Problem statement - Repeat each entry word for word. Leave any images out of the copy.

Source data -
○ ○ ○

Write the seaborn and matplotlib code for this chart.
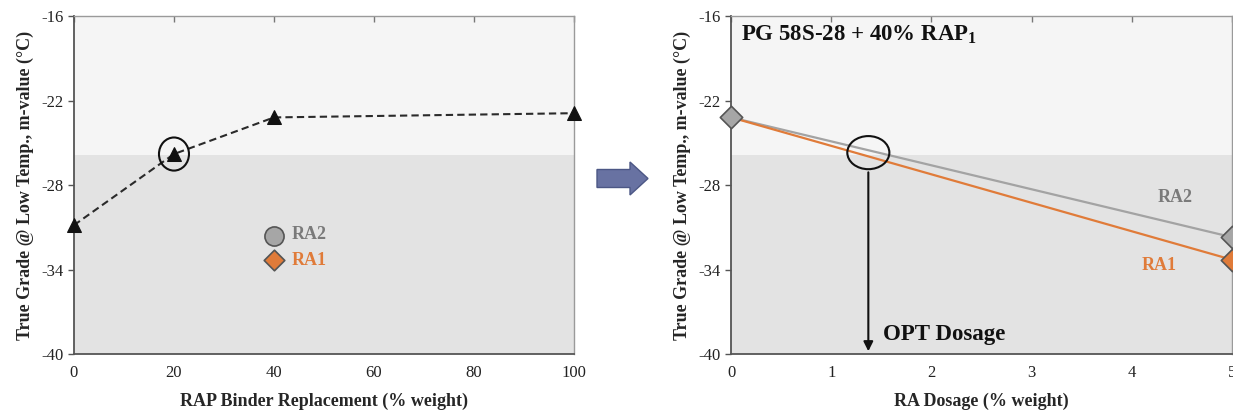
import numpy as np
import pandas as pd
import matplotlib
matplotlib.use("Agg")
import matplotlib.pyplot as plt
from matplotlib.patches import Ellipse, FancyArrow
import seaborn as sns

# ---- data ----
rap_replacement = [0, 20, 40, 100]
true_grade_rap = [-30.85, -25.8, -23.2, -22.9]
ra_marker_x = 40
ra2_marker_y = -31.6
ra1_marker_y = -33.3

ra_dosage = [0, 5]
ra2_grade = [-23.2, -31.7]
ra1_grade = [-23.2, -33.3]
threshold = -25.9
opt_dosage = 1.37

left_xticks = [0, 20, 40, 60, 80, 100]
right_xticks = [0, 1, 2, 3, 4, 5]
yticks = [-40, -34, -28, -22, -16]

sns.set_theme(style="white")
plt.rcParams['font.family'] = ['Liberation Serif', 'DejaVu Serif']
plt.rcParams['mathtext.fontset'] = 'custom'
plt.rcParams['mathtext.rm'] = 'Liberation Serif:bold'
plt.rcParams['mathtext.bf'] = 'Liberation Serif:bold'
plt.rcParams['axes.unicode_minus'] = False

GRAY = '#a3a3a3'
ORANGE = '#e07b39'
DARK_REGION = '#e3e3e3'
LIGHT_REGION = '#f5f5f5'

fig = plt.figure(figsize=(12.33, 4.17), dpi=100)
ax1 = fig.add_axes([0.060, 0.151, 0.4055, 0.8106])
ax2 = fig.add_axes([0.593, 0.151, 0.406, 0.8106])

def style_axes(ax, xticks, xlim):
    ax.set_xlim(*xlim)
    ax.set_ylim(-40, -16)
    ax.axhspan(-40, threshold, color=DARK_REGION, zorder=0, lw=0)
    ax.axhspan(threshold, -16, color=LIGHT_REGION, zorder=0, lw=0)
    ax.set_xticks(xticks)
    ax.set_yticks(yticks)
    ax.tick_params(axis='both', labelsize=12, colors='#222222')
    ax.tick_params(axis='y', direction='out', length=4, width=1, color='#555555', left=True)
    ax.tick_params(axis='x', direction='in', length=4, width=1, color='#777777',
                   bottom=False, top=True, labeltop=False, labelbottom=True, pad=8)
    for s in ['left', 'bottom']:
        ax.spines[s].set_color('#555555')
        ax.spines[s].set_linewidth(1.3)
    for s in ['top', 'right']:
        ax.spines[s].set_color('#9a9a9a')
        ax.spines[s].set_linewidth(1.0)
    ax.set_ylabel('True Grade @ Low Temp., m-value (°C)', fontsize=13, fontweight='bold', labelpad=5)

# ---- left panel ----
style_axes(ax1, left_xticks, (0, 100))
df_left = pd.DataFrame({'x': rap_replacement, 'y': true_grade_rap})
sns.lineplot(data=df_left, x='x', y='y', ax=ax1, color='#2a2a2a', lw=1.5,
             linestyle=(0, (3.5, 2)), marker='^', markersize=10,
             markerfacecolor='#111111', markeredgecolor='#111111', clip_on=False, zorder=4)
sns.scatterplot(x=[ra_marker_x], y=[ra2_marker_y], ax=ax1, marker='o', s=190,
                color='#a6a6a6', edgecolor='#555555', linewidth=1.2, zorder=5)
sns.scatterplot(x=[ra_marker_x], y=[ra1_marker_y], ax=ax1, marker='D', s=110,
                color=ORANGE, edgecolor='#555555', linewidth=1.2, zorder=5)
ax1.text(ra_marker_x + 3.5, ra2_marker_y + 0.1, 'RA2', color='#7a7a7a', fontsize=13,
         fontweight='bold', va='center', ha='left')
ax1.text(ra_marker_x + 3.5, ra1_marker_y - 0.05, 'RA1', color=ORANGE, fontsize=13,
         fontweight='bold', va='center', ha='left')
ax1.add_patch(Ellipse((rap_replacement[1], true_grade_rap[1]), 6.0, 2.35,
                      fill=False, edgecolor='#111111', lw=1.5, zorder=6))
ax1.set_xlabel('RAP Binder Replacement (% weight)', fontsize=13, fontweight='bold', labelpad=8)

# ---- right panel ----
style_axes(ax2, right_xticks, (0, 5))
df_right = pd.DataFrame({'x': ra_dosage * 2,
                         'y': ra2_grade + ra1_grade,
                         'RA': ['RA2'] * 2 + ['RA1'] * 2})
sns.lineplot(data=df_right, x='x', y='y', hue='RA', palette={'RA2': GRAY, 'RA1': ORANGE},
             ax=ax2, lw=1.6, legend=False, zorder=3)
sns.scatterplot(x=[ra_dosage[1]], y=[ra1_grade[1]], ax=ax2, marker='D', s=130,
                color=ORANGE, edgecolor='#555555', linewidth=1.2, zorder=5, clip_on=False)
sns.scatterplot(x=ra_dosage, y=ra2_grade, ax=ax2, marker='D', s=130,
                color='#a6a6a6', edgecolor='#555555', linewidth=1.2, zorder=5, clip_on=False)
ax2.text(4.43, -28.9, 'RA2', color='#7a7a7a', fontsize=13, fontweight='bold', ha='center', va='center')
ax2.text(4.27, -33.7, 'RA1', color=ORANGE, fontsize=13, fontweight='bold', ha='center', va='center')
ax2.add_patch(Ellipse((opt_dosage, -25.7), 0.42, 2.35, fill=False, edgecolor='#111111', lw=1.5, zorder=6))
ax2.annotate('', xy=(opt_dosage, -40), xytext=(opt_dosage, -26.9),
             arrowprops=dict(arrowstyle='-|>', color='#111111', lw=1.5, mutation_scale=14), zorder=6)
ax2.text(1.52, -38.6, 'OPT Dosage', fontsize=16.5, fontweight='bold', ha='left', va='center', color='#111111')
ax2.text(0.1, -17.35, 'PG 58S-28 + 40% RAP$_{1}$', fontsize=16.5, fontweight='bold',
         ha='left', va='center', color='#111111')
ax2.set_xlabel('RA Dosage (% weight)', fontsize=13, fontweight='bold', labelpad=8)

# ---- arrow between panels ----
fig.add_artist(FancyArrow(5.97, 2.385, 0.51, 0.0, width=0.18, head_width=0.33, head_length=0.18,
                          length_includes_head=True, transform=fig.dpi_scale_trans,
                          facecolor='#6872a2', edgecolor='#4c5785', lw=1.0))

fig.savefig('out.png', dpi=100)
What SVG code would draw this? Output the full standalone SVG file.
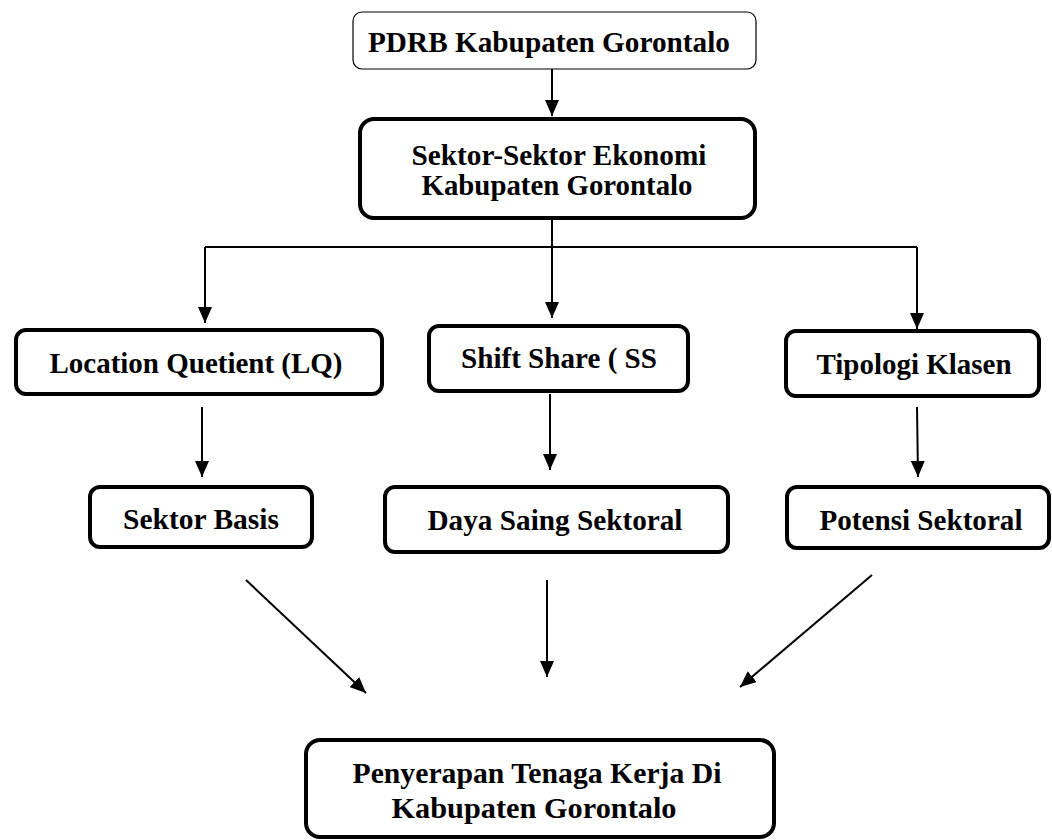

○ ○ ○

Task solution -
Write the seaborn and matplotlib code for this chart.
import numpy as np
import pandas as pd
import matplotlib
matplotlib.use("Agg")
import matplotlib.pyplot as plt
from matplotlib.patches import Ellipse, FancyArrow
import seaborn as sns

# ---- data ----
rap_replacement = [0, 20, 40, 100]
true_grade_rap = [-30.85, -25.8, -23.2, -22.9]
ra_marker_x = 40
ra2_marker_y = -31.6
ra1_marker_y = -33.3

ra_dosage = [0, 5]
ra2_grade = [-23.2, -31.7]
ra1_grade = [-23.2, -33.3]
threshold = -25.9
opt_dosage = 1.37

left_xticks = [0, 20, 40, 60, 80, 100]
right_xticks = [0, 1, 2, 3, 4, 5]
yticks = [-40, -34, -28, -22, -16]

sns.set_theme(style="white")
plt.rcParams['font.family'] = ['Liberation Serif', 'DejaVu Serif']
plt.rcParams['mathtext.fontset'] = 'custom'
plt.rcParams['mathtext.rm'] = 'Liberation Serif:bold'
plt.rcParams['mathtext.bf'] = 'Liberation Serif:bold'
plt.rcParams['axes.unicode_minus'] = False

GRAY = '#a3a3a3'
ORANGE = '#e07b39'
DARK_REGION = '#e3e3e3'
LIGHT_REGION = '#f5f5f5'

fig = plt.figure(figsize=(12.33, 4.17), dpi=100)
ax1 = fig.add_axes([0.060, 0.151, 0.4055, 0.8106])
ax2 = fig.add_axes([0.593, 0.151, 0.406, 0.8106])

def style_axes(ax, xticks, xlim):
    ax.set_xlim(*xlim)
    ax.set_ylim(-40, -16)
    ax.axhspan(-40, threshold, color=DARK_REGION, zorder=0, lw=0)
    ax.axhspan(threshold, -16, color=LIGHT_REGION, zorder=0, lw=0)
    ax.set_xticks(xticks)
    ax.set_yticks(yticks)
    ax.tick_params(axis='both', labelsize=12, colors='#222222')
    ax.tick_params(axis='y', direction='out', length=4, width=1, color='#555555', left=True)
    ax.tick_params(axis='x', direction='in', length=4, width=1, color='#777777',
                   bottom=False, top=True, labeltop=False, labelbottom=True, pad=8)
    for s in ['left', 'bottom']:
        ax.spines[s].set_color('#555555')
        ax.spines[s].set_linewidth(1.3)
    for s in ['top', 'right']:
        ax.spines[s].set_color('#9a9a9a')
        ax.spines[s].set_linewidth(1.0)
    ax.set_ylabel('True Grade @ Low Temp., m-value (°C)', fontsize=13, fontweight='bold', labelpad=5)

# ---- left panel ----
style_axes(ax1, left_xticks, (0, 100))
df_left = pd.DataFrame({'x': rap_replacement, 'y': true_grade_rap})
sns.lineplot(data=df_left, x='x', y='y', ax=ax1, color='#2a2a2a', lw=1.5,
             linestyle=(0, (3.5, 2)), marker='^', markersize=10,
             markerfacecolor='#111111', markeredgecolor='#111111', clip_on=False, zorder=4)
sns.scatterplot(x=[ra_marker_x], y=[ra2_marker_y], ax=ax1, marker='o', s=190,
                color='#a6a6a6', edgecolor='#555555', linewidth=1.2, zorder=5)
sns.scatterplot(x=[ra_marker_x], y=[ra1_marker_y], ax=ax1, marker='D', s=110,
                color=ORANGE, edgecolor='#555555', linewidth=1.2, zorder=5)
ax1.text(ra_marker_x + 3.5, ra2_marker_y + 0.1, 'RA2', color='#7a7a7a', fontsize=13,
         fontweight='bold', va='center', ha='left')
ax1.text(ra_marker_x + 3.5, ra1_marker_y - 0.05, 'RA1', color=ORANGE, fontsize=13,
         fontweight='bold', va='center', ha='left')
ax1.add_patch(Ellipse((rap_replacement[1], true_grade_rap[1]), 6.0, 2.35,
                      fill=False, edgecolor='#111111', lw=1.5, zorder=6))
ax1.set_xlabel('RAP Binder Replacement (% weight)', fontsize=13, fontweight='bold', labelpad=8)

# ---- right panel ----
style_axes(ax2, right_xticks, (0, 5))
df_right = pd.DataFrame({'x': ra_dosage * 2,
                         'y': ra2_grade + ra1_grade,
                         'RA': ['RA2'] * 2 + ['RA1'] * 2})
sns.lineplot(data=df_right, x='x', y='y', hue='RA', palette={'RA2': GRAY, 'RA1': ORANGE},
             ax=ax2, lw=1.6, legend=False, zorder=3)
sns.scatterplot(x=[ra_dosage[1]], y=[ra1_grade[1]], ax=ax2, marker='D', s=130,
                color=ORANGE, edgecolor='#555555', linewidth=1.2, zorder=5, clip_on=False)
sns.scatterplot(x=ra_dosage, y=ra2_grade, ax=ax2, marker='D', s=130,
                color='#a6a6a6', edgecolor='#555555', linewidth=1.2, zorder=5, clip_on=False)
ax2.text(4.43, -28.9, 'RA2', color='#7a7a7a', fontsize=13, fontweight='bold', ha='center', va='center')
ax2.text(4.27, -33.7, 'RA1', color=ORANGE, fontsize=13, fontweight='bold', ha='center', va='center')
ax2.add_patch(Ellipse((opt_dosage, -25.7), 0.42, 2.35, fill=False, edgecolor='#111111', lw=1.5, zorder=6))
ax2.annotate('', xy=(opt_dosage, -40), xytext=(opt_dosage, -26.9),
             arrowprops=dict(arrowstyle='-|>', color='#111111', lw=1.5, mutation_scale=14), zorder=6)
ax2.text(1.52, -38.6, 'OPT Dosage', fontsize=16.5, fontweight='bold', ha='left', va='center', color='#111111')
ax2.text(0.1, -17.35, 'PG 58S-28 + 40% RAP$_{1}$', fontsize=16.5, fontweight='bold',
         ha='left', va='center', color='#111111')
ax2.set_xlabel('RA Dosage (% weight)', fontsize=13, fontweight='bold', labelpad=8)

# ---- arrow between panels ----
fig.add_artist(FancyArrow(5.97, 2.385, 0.51, 0.0, width=0.18, head_width=0.33, head_length=0.18,
                          length_includes_head=True, transform=fig.dpi_scale_trans,
                          facecolor='#6872a2', edgecolor='#4c5785', lw=1.0))

fig.savefig('out.png', dpi=100)
What SVG code would draw this? Output the full standalone SVG file.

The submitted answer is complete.